Our hike down was less of what I think of when I say "hike" and more of a mudslide through Jurassic Park sized ferns. Ferns big enough to have branches. We came to a river crossing, and in spite of my pig jeans I plunged in to walk across rather than be that idiot that who falls in rock hopping. I apparently prefer to be that idiot who falls in just walking. I fell in. And I landed on my bum swan knee. Which isn't code for anything. It was just the same knee that I fell on while being chased by a swan through a resort spa the previous week. But there was no time to stop and whine for a while like I wanted to. Pickles and Lucky were charging ahead. And since we took the slip 'n slide down, the way up involved a lot of hoisting our body weight (ill fitting muddy pig jeans and all) straight back up the mountain via previously mentioned monster ferns. We sacrificed a lot of our hair to those ferns. Well, our hair was replaced BY ferns, I guess it was an even trade.

When we arrived back at the truck, we flopped down on the bed of it and began daydreaming of a time in the near future when we would be less muddy and wet. Uncle Ben offered us a freshly opened can of peaches as a post hunting snack. We were too tired to talk about what a weird food product that was to keep in one's truck. We just silently fished in the can to pull out a syrupy preservation of what had once been an actual piece of fruit.

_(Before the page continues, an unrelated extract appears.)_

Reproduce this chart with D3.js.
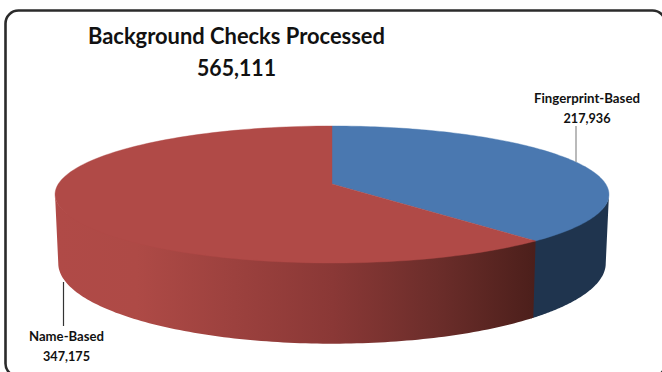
<!DOCTYPE html>
<html>
<head>
<meta charset="utf-8">
<script src="https://cdn.jsdelivr.net/npm/d3@7"></script>
<style>
    html, body { margin: 0; padding: 0; background: #fff; overflow: hidden; }
    text { font-family: Lato, "Open Sans", sans-serif; font-weight: 700; fill: #111; text-anchor: middle; }
</style>
</head>
<body>
<div id="chart"></div>
<script>
// Chart data
const titleText = "Background Checks Processed";
const categories = ["Fingerprint-Based", "Name-Based"];
const checks = [217936, 347175];
const topColors = ["#4a78b0", "#b04a47"];

const width = 662;
const height = 372;

const svg = d3.select("#chart")
    .append("svg")
    .attr("width", width)
    .attr("height", height);

// Red wall fades from the top colour to almost brown going right
const defs = svg.append("defs");
const wallGradient = defs.append("linearGradient")
    .attr("id", "redWall")
    .attr("gradientUnits", "userSpaceOnUse")
    .attr("x1", 55).attr("x2", 534)
    .attr("y1", 0).attr("y2", 0);
[[0, "#b04a47"], [0.17, "#ae4a46"], [0.58, "#8a3836"], [0.8, "#6b2d2a"], [1, "#4c1f1b"]].forEach(s => {
    wallGradient.append("stop").attr("offset", s[0]).attr("stop-color", s[1]);
});
const wallColors = ["#1f344e", "url(#redWall)"];

// Rounded frame, runs off the page on the right and bottom
svg.append("rect")
    .attr("x", 5.5)
    .attr("y", 10.5)
    .attr("width", 660)
    .attr("height", 366)
    .attr("rx", 13)
    .attr("fill", "#fff")
    .attr("stroke", "#2b2b2b")
    .attr("stroke-width", 2.6);

// Perspective tilted disc: angle on the unit circle to page position
const centerX = 332;
const centerY = 184;
const tilt = -0.1533;
function rim(a, w, yA, yB) {
    const u = Math.sin(a);
    const v = -Math.cos(a);
    const k = 1 + tilt * v;
    return [centerX + w * u / k, (yA * v + yB) / k];
}
const topRim = a => rim(a, 273.7, 38.7, centerY);
const bottomRim = a => rim(a, 270.5, 40, 251);

const pie = d3.pie().sort(null).startAngle(0).endAngle(2 * Math.PI);
const slices = pie(checks);
const line = d3.line();

function arcPoints(fn, a0, a1) {
    const n = 120;
    return d3.range(n + 1).map(i => fn(a0 + (a1 - a0) * i / n));
}

// Side walls only show between the two tangent points of the disc
const wallStart = Math.acos(tilt);
const wallEnd = 2 * Math.PI - wallStart;
// top edge of a wall pushed up under the top face (none at the tangents), hides the white seam
const tuckedRim = a => {
    const p = topRim(a);
    return [p[0], p[1] - 3 * (-Math.cos(a) + tilt) / (1 + tilt)];
};
slices.forEach((d, i) => {
    const a0 = Math.max(d.startAngle, wallStart);
    const a1 = Math.min(d.endAngle + 0.01, wallEnd); // small overlap hides the seam between walls
    const pts = arcPoints(tuckedRim, a0, a1).concat(arcPoints(bottomRim, a0, a1).reverse());
    svg.append("path")
        .attr("d", line(pts) + "Z")
        .attr("fill", wallColors[i]);
});

// Top faces
slices.forEach((d, i) => {
    const pts = [[centerX, centerY]].concat(arcPoints(topRim, d.startAngle, d.endAngle));
    svg.append("path")
        .attr("d", line(pts) + "Z")
        .attr("fill", topColors[i])
        .attr("stroke", topColors[i])
        .attr("stroke-width", 0.4);
});

// Leader lines
svg.append("line")
    .attr("x1", 576).attr("x2", 576)
    .attr("y1", 126).attr("y2", 162)
    .attr("stroke", "#8c8c8c").attr("stroke-width", 1.2);
svg.append("line")
    .attr("x1", 63.5).attr("x2", 63.5)
    .attr("y1", 282).attr("y2", 326)
    .attr("stroke", "#333").attr("stroke-width", 1.2);

// Lato runs wider than the original font, so squeeze each text to its width
function addText(str, x, y, size, len) {
    svg.append("text")
        .attr("x", x).attr("y", y)
        .attr("font-size", size)
        .attr("textLength", len)
        .attr("lengthAdjust", "spacingAndGlyphs")
        .text(str);
}

// Titles
const fmt = d3.format(",");
addText(titleText, 236.5, 44, 23, 297);
addText(fmt(d3.sum(checks)), 236.5, 76, 23, 79);

// Slice labels
const labelPos = [[587, 103, 106], [66.5, 341, 75]];
categories.forEach((c, i) => {
    addText(c, labelPos[i][0], labelPos[i][1], 13.5, labelPos[i][2]);
    addText(fmt(checks[i]), labelPos[i][0], labelPos[i][1] + 19.5, 13.5, 47);
});
</script>
</body>
</html>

Deanna has taught me that in the high adventure world there is such a thing as Type 1 and Type 2 fun. Type 1 fun is your run of the mill having a good time in the moment you're living. Type 2 fun is anywhere from uncomfortable to train wreck miserable. Pig hunting in the jungle? Type 2. We have a lot of Type 2 fun here. But Type 2 fun is where all the good stories are. Go have some Type 2 fun.